Let us contemplate Our Blessed Lord. Let the eyes of our hearts be lifted frequently towards Him. Like the psalmist, let our eyes be always in His Hands, that is to say, always keeping watch to learn how He lives, how He speaks, how He goes about doing good, how He prays, how he preaches, how He works and walks and eats. Every single aspect of the life of Our Saviour is an open book in which we can read God’s love for us, His plan over us. But most of all, it is in His passion, on the Cross, that we discover the ways of life. St Edith Stein, who was a highly gifted woman who had read extensively both before and after her conversion, confessed that she had learned more by contemplating the crucifix than by all the books she had read.

This week, Holy Mother Church commemorates the Ember Days of September. This Wednesday, Friday and Saturday are traditionally days of fasting on which we should devote more time to prayer and to works of charity. The great message of the cross – the “word of the cross” as St Paul calls it in the first epistle to the Corinthians, is there to encourage us to be generous, to be like Christ and embrace all in the love He Himself has poured into our hearts through the Holy Spirit.
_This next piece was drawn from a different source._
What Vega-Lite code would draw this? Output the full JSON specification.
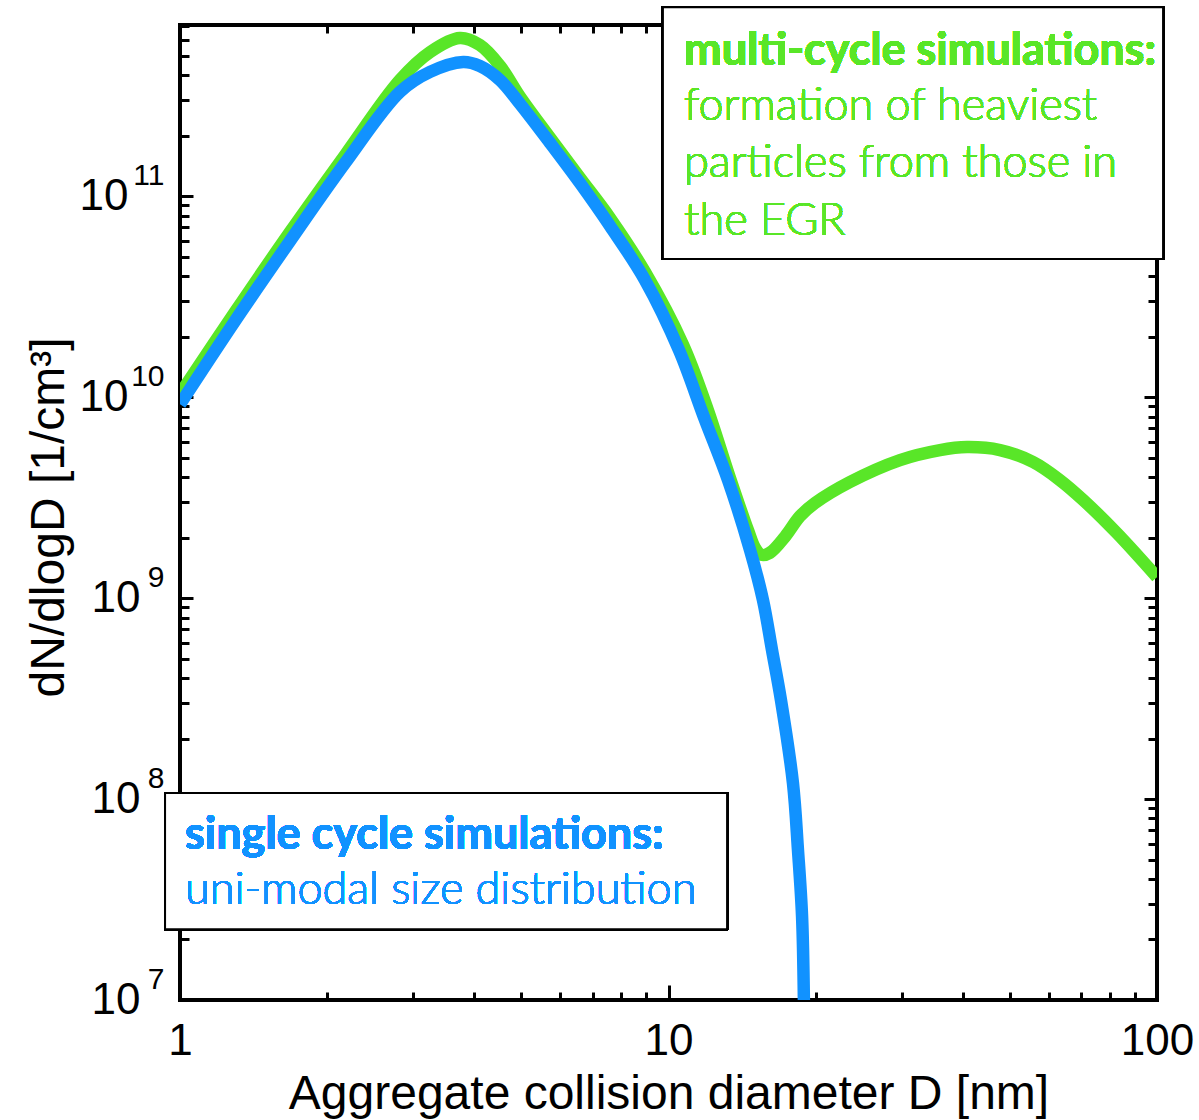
{
  "$schema": "https://vega.github.io/schema/vega-lite/v6.json",
  "width": 977,
  "height": 975,
  "autosize": "none",
  "padding": {"left": 180, "top": 25, "right": 42, "bottom": 120},
  "background": "white",
  "config": {
    "view": {"stroke": "black", "strokeWidth": 4},
    "axis": {"grid": false, "domain": false, "tickColor": "black", "tickWidth": 3, "labelColor": "black", "titleColor": "black", "labelFont": "Liberation Sans", "titleFont": "Liberation Sans", "titleFontWeight": "normal", "labelFlush": false, "labelOverlap": false}
  },
  "data": {
    "values": [
      {"series": "multi", "D": 1.0, "dN": 1.035e10},
      {"series": "multi", "D": 1.296, "dN": 2.65e10},
      {"series": "multi", "D": 1.679, "dN": 6.62e10},
      {"series": "multi", "D": 2.177, "dN": 1.60e11},
      {"series": "multi", "D": 2.82, "dN": 3.78e11},
      {"series": "multi", "D": 3.25, "dN": 5.20e11},
      {"series": "multi", "D": 3.74, "dN": 6.11e11},
      {"series": "multi", "D": 4.11, "dN": 5.64e11},
      {"series": "multi", "D": 4.52, "dN": 4.44e11},
      {"series": "multi", "D": 4.97, "dN": 3.11e11},
      {"series": "multi", "D": 5.72, "dN": 1.95e11},
      {"series": "multi", "D": 6.59, "dN": 1.23e11},
      {"series": "multi", "D": 7.59, "dN": 7.78e10},
      {"series": "multi", "D": 8.95, "dN": 4.19e10},
      {"series": "multi", "D": 10.71, "dN": 1.82e10},
      {"series": "multi", "D": 11.94, "dN": 9.12e9},
      {"series": "multi", "D": 13.36, "dN": 3.96e9},
      {"series": "multi", "D": 14.54, "dN": 2.18e9},
      {"series": "multi", "D": 15.04, "dN": 1.77e9},
      {"series": "multi", "D": 15.5, "dN": 1.64e9},
      {"series": "multi", "D": 16.13, "dN": 1.68e9},
      {"series": "multi", "D": 17.32, "dN": 2.02e9},
      {"series": "multi", "D": 18.58, "dN": 2.55e9},
      {"series": "multi", "D": 19.95, "dN": 2.97e9},
      {"series": "multi", "D": 23.52, "dN": 3.78e9},
      {"series": "multi", "D": 29.78, "dN": 4.86e9},
      {"series": "multi", "D": 35.96, "dN": 5.45e9},
      {"series": "multi", "D": 40.85, "dN": 5.64e9},
      {"series": "multi", "D": 47.71, "dN": 5.45e9},
      {"series": "multi", "D": 55.75, "dN": 4.75e9},
      {"series": "multi", "D": 63.3, "dN": 3.86e9},
      {"series": "multi", "D": 70.56, "dN": 3.08e9},
      {"series": "multi", "D": 82.83, "dN": 2.10e9},
      {"series": "multi", "D": 100, "dN": 1.27e9},
      {"series": "single", "D": 1.0, "dN": 9.2e9},
      {"series": "single", "D": 1.296, "dN": 2.39e10},
      {"series": "single", "D": 1.679, "dN": 5.97e10},
      {"series": "single", "D": 2.177, "dN": 1.46e11},
      {"series": "single", "D": 2.82, "dN": 3.30e11},
      {"series": "single", "D": 3.25, "dN": 4.15e11},
      {"series": "single", "D": 3.8, "dN": 4.65e11},
      {"series": "single", "D": 4.11, "dN": 4.44e11},
      {"series": "single", "D": 4.52, "dN": 3.78e11},
      {"series": "single", "D": 4.97, "dN": 2.87e11},
      {"series": "single", "D": 5.72, "dN": 1.84e11},
      {"series": "single", "D": 6.59, "dN": 1.16e11},
      {"series": "single", "D": 7.59, "dN": 7.10e10},
      {"series": "single", "D": 8.95, "dN": 3.82e10},
      {"series": "single", "D": 10.51, "dN": 1.71e10},
      {"series": "single", "D": 11.82, "dN": 7.94e9},
      {"series": "single", "D": 13.24, "dN": 3.86e9},
      {"series": "single", "D": 14.69, "dN": 1.73e9},
      {"series": "single", "D": 15.61, "dN": 9.77e8},
      {"series": "single", "D": 16.29, "dN": 5.51e8},
      {"series": "single", "D": 16.99, "dN": 3.11e8},
      {"series": "single", "D": 17.98, "dN": 1.20e8},
      {"series": "single", "D": 18.41, "dN": 5.57e7},
      {"series": "single", "D": 18.77, "dN": 2.59e7},
      {"series": "single", "D": 18.94, "dN": 8.9e6}
    ]
  },
  "resolve": {"axis": {"x": "independent", "y": "independent"}},
  "layer": [
    {
      "transform": [{"filter": "datum.series == 'multi'"}],
      "mark": {"type": "line", "color": "#59E628", "strokeWidth": 12.5, "clip": true, "interpolate": "catmull-rom"},
      "encoding": {
        "x": {"field": "D", "type": "quantitative", "scale": {"type": "log", "domain": [1, 100], "nice": false},
          "axis": {"orient": "bottom", "values": [1, 10, 100], "format": "d", "ticks": false, "labelFontSize": 44, "labelPadding": 19, "labelBaseline": "top",
            "title": "Aggregate collision diameter D [nm]", "titleFontSize": 48, "titleX": 488.5, "titleY": 108, "titleBaseline": "alphabetic", "titleAlign": "center"}},
        "y": {"field": "dN", "type": "quantitative", "scale": {"type": "log", "domain": [1e7, 7.1e11], "nice": false},
          "axis": {"orient": "left", "values": [1e10, 1e11], "ticks": false, "labelFontSize": 44, "labelPadding": 52, "labelExpr": "'10'",
            "title": "dN/dlogD [1/cm³]", "titleFontSize": 48, "titleX": -117, "titleY": 492, "titleAngle": -90, "titleBaseline": "alphabetic", "titleAlign": "center"}}
      }
    },
    {
      "transform": [{"filter": "datum.series == 'single'"}],
      "mark": {"type": "line", "color": "#1192FF", "strokeWidth": 12.5, "clip": true, "interpolate": "catmull-rom"},
      "encoding": {
        "x": {"field": "D", "type": "quantitative", "scale": {"type": "log", "domain": [1, 100], "nice": false},
          "axis": {"orient": "bottom", "values": [10], "labels": false, "tickSize": -15, "title": null}},
        "y": {"field": "dN", "type": "quantitative", "scale": {"type": "log", "domain": [1e7, 7.1e11], "nice": false},
          "axis": {"orient": "left", "values": [1e8, 1e9, 1e10, 1e11], "labels": false, "tickSize": -13, "title": null}}
      }
    },
    {
      "transform": [{"filter": "datum.series == 'single'"}],
      "mark": {"type": "line", "strokeOpacity": 0, "clip": true},
      "encoding": {
        "x": {"field": "D", "type": "quantitative", "scale": {"type": "log", "domain": [1, 100], "nice": false},
          "axis": {"orient": "bottom", "values": [2, 3, 4, 5, 6, 7, 8, 9, 20, 30, 40, 50, 60, 70, 80, 90], "labels": false, "tickSize": -8, "title": null}},
        "y": {"field": "dN", "type": "quantitative", "scale": {"type": "log", "domain": [1e7, 7.1e11], "nice": false},
          "axis": {"orient": "left", "values": [2e7, 3e7, 4e7, 5e7, 6e7, 7e7, 8e7, 9e7, 2e8, 3e8, 4e8, 5e8, 6e8, 7e8, 8e8, 9e8, 2e9, 3e9, 4e9, 5e9, 6e9, 7e9, 8e9, 9e9, 2e10, 3e10, 4e10, 5e10, 6e10, 7e10, 8e10, 9e10, 2e11, 3e11, 4e11, 5e11, 6e11, 7e11], "labels": false, "tickSize": -9, "title": null}}
      }
    },
    {
      "transform": [{"filter": "datum.series == 'single'"}],
      "mark": {"type": "line", "strokeOpacity": 0, "clip": true},
      "encoding": {
        "x": {"field": "D", "type": "quantitative", "scale": {"type": "log", "domain": [1, 100], "nice": false},
          "axis": {"orient": "top", "values": [10], "labels": false, "tickSize": -15, "title": null}},
        "y": {"field": "dN", "type": "quantitative", "scale": {"type": "log", "domain": [1e7, 7.1e11], "nice": false},
          "axis": {"orient": "right", "values": [1e8, 1e9, 1e10, 1e11], "labels": false, "tickSize": -13, "title": null}}
      }
    },
    {
      "transform": [{"filter": "datum.series == 'single'"}],
      "mark": {"type": "line", "strokeOpacity": 0, "clip": true},
      "encoding": {
        "x": {"field": "D", "type": "quantitative", "scale": {"type": "log", "domain": [1, 100], "nice": false},
          "axis": {"orient": "top", "values": [2, 3, 4, 5, 6, 7, 8, 9, 20, 30, 40, 50, 60, 70, 80, 90], "labels": false, "tickSize": -8, "title": null}},
        "y": {"field": "dN", "type": "quantitative", "scale": {"type": "log", "domain": [1e7, 7.1e11], "nice": false},
          "axis": {"orient": "right", "values": [2e7, 3e7, 4e7, 5e7, 6e7, 7e7, 8e7, 9e7, 2e8, 3e8, 4e8, 5e8, 6e8, 7e8, 8e8, 9e8, 2e9, 3e9, 4e9, 5e9, 6e9, 7e9, 8e9, 9e9, 2e10, 3e10, 4e10, 5e10, 6e10, 7e10, 8e10, 9e10, 2e11, 3e11, 4e11, 5e11, 6e11, 7e11], "labels": false, "tickSize": -9, "title": null}}
      }
    },
    {
      "transform": [{"filter": "datum.series == 'single'"}],
      "mark": {"type": "line", "strokeOpacity": 0, "clip": true},
      "encoding": {
        "x": {"field": "D", "type": "quantitative", "scale": {"type": "log", "domain": [1, 100], "nice": false}, "axis": null},
        "y": {"field": "dN", "type": "quantitative", "scale": {"type": "log", "domain": [1e7, 7.1e11], "nice": false},
          "axis": {"orient": "left", "values": [1e7, 1e8, 1e9], "ticks": false, "labelFontSize": 44, "labelPadding": 40, "labelExpr": "'10'", "title": null}}
      }
    },
    {
      "transform": [{"filter": "datum.series == 'single'"}],
      "mark": {"type": "line", "strokeOpacity": 0, "clip": true},
      "encoding": {
        "x": {"field": "D", "type": "quantitative", "scale": {"type": "log", "domain": [1, 100], "nice": false}, "axis": null},
        "y": {"field": "dN", "type": "quantitative", "scale": {"type": "log", "domain": [1e7, 7.1e11], "nice": false},
          "axis": {"orient": "left", "values": [1e7, 1e8, 1e9, 1e10, 1e11], "ticks": false, "labelFontSize": 30, "labelPadding": 16, "labelOffset": -21,
            "labelExpr": "datum.value >= 9e10 ? '11' : datum.value >= 9e9 ? '10' : datum.value >= 9e8 ? '9' : datum.value >= 9e7 ? '8' : '7'", "title": null}}
      }
    },
    {
      "mark": {"type": "rect", "fill": "white", "stroke": "black", "strokeWidth": 2, "clip": false},
      "encoding": {
        "x": {"datum": 9.74, "type": "quantitative", "scale": {"type": "log", "domain": [1, 100], "nice": false}, "axis": null},
        "x2": {"datum": 102.9},
        "y": {"datum": 8.7e11, "type": "quantitative", "scale": {"type": "log", "domain": [1e7, 7.1e11], "nice": false}, "axis": null},
        "y2": {"datum": 4.86e10}
      }
    },
    {
      "mark": {"type": "rect", "fill": "white", "stroke": "black", "strokeWidth": 2, "clip": false},
      "encoding": {
        "x": {"datum": 0.932, "type": "quantitative", "scale": {"type": "log", "domain": [1, 100], "nice": false}, "axis": null},
        "x2": {"datum": 13.18},
        "y": {"datum": 1.07e8, "type": "quantitative", "scale": {"type": "log", "domain": [1e7, 7.1e11], "nice": false}, "axis": null},
        "y2": {"datum": 2.25e7}
      }
    },
    {
      "mark": {"type": "text", "text": "multi-cycle simulations:", "font": "Lato", "fontWeight": "bold", "fontSize": 45, "color": "#59E628", "align": "left", "baseline": "alphabetic", "clip": false},
      "encoding": {
        "x": {"datum": 10.76, "type": "quantitative", "scale": {"type": "log", "domain": [1, 100], "nice": false}, "axis": null},
        "y": {"datum": 4.5e11, "type": "quantitative", "scale": {"type": "log", "domain": [1e7, 7.1e11], "nice": false}, "axis": null}
      }
    },
    {
      "mark": {"type": "text", "text": ["formation of heaviest", "particles from those in", "the EGR"], "lineHeight": 57.5, "font": "Lato", "fontWeight": 300, "fontSize": 45, "color": "#59E628", "align": "left", "baseline": "alphabetic", "clip": false},
      "encoding": {
        "x": {"datum": 10.76, "type": "quantitative", "scale": {"type": "log", "domain": [1, 100], "nice": false}, "axis": null},
        "y": {"datum": 2.4e11, "type": "quantitative", "scale": {"type": "log", "domain": [1e7, 7.1e11], "nice": false}, "axis": null}
      }
    },
    {
      "mark": {"type": "text", "text": "single cycle simulations:", "font": "Lato", "fontWeight": "bold", "fontSize": 45, "color": "#1192FF", "align": "left", "baseline": "alphabetic", "clip": false},
      "encoding": {
        "x": {"datum": 1.024, "type": "quantitative", "scale": {"type": "log", "domain": [1, 100], "nice": false}, "axis": null},
        "y": {"datum": 5.64e7, "type": "quantitative", "scale": {"type": "log", "domain": [1e7, 7.1e11], "nice": false}, "axis": null}
      }
    },
    {
      "mark": {"type": "text", "text": "uni-modal size distribution", "font": "Lato", "fontWeight": 300, "fontSize": 45, "color": "#1192FF", "align": "left", "baseline": "alphabetic", "clip": false},
      "encoding": {
        "x": {"datum": 1.024, "type": "quantitative", "scale": {"type": "log", "domain": [1, 100], "nice": false}, "axis": null},
        "y": {"datum": 3.01e7, "type": "quantitative", "scale": {"type": "log", "domain": [1e7, 7.1e11], "nice": false}, "axis": null}
      }
    }
  ]
}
In these humble efforts, divine grace sustains us. With today’s oration we ask that His grace may always go before us and follow us and give us to be intent on doing good to all. If we do so, then even into old age and grey hairs He will not abandon us, but will lead us from victory to victory, through the Cross to eternal light. In this effort, we are not alone, for wherever the Cross is, there is Mary standing, weeping, interceding, opening to us the mystery and teaching us to bear about in our bodies the Death which leads to Life. Amen.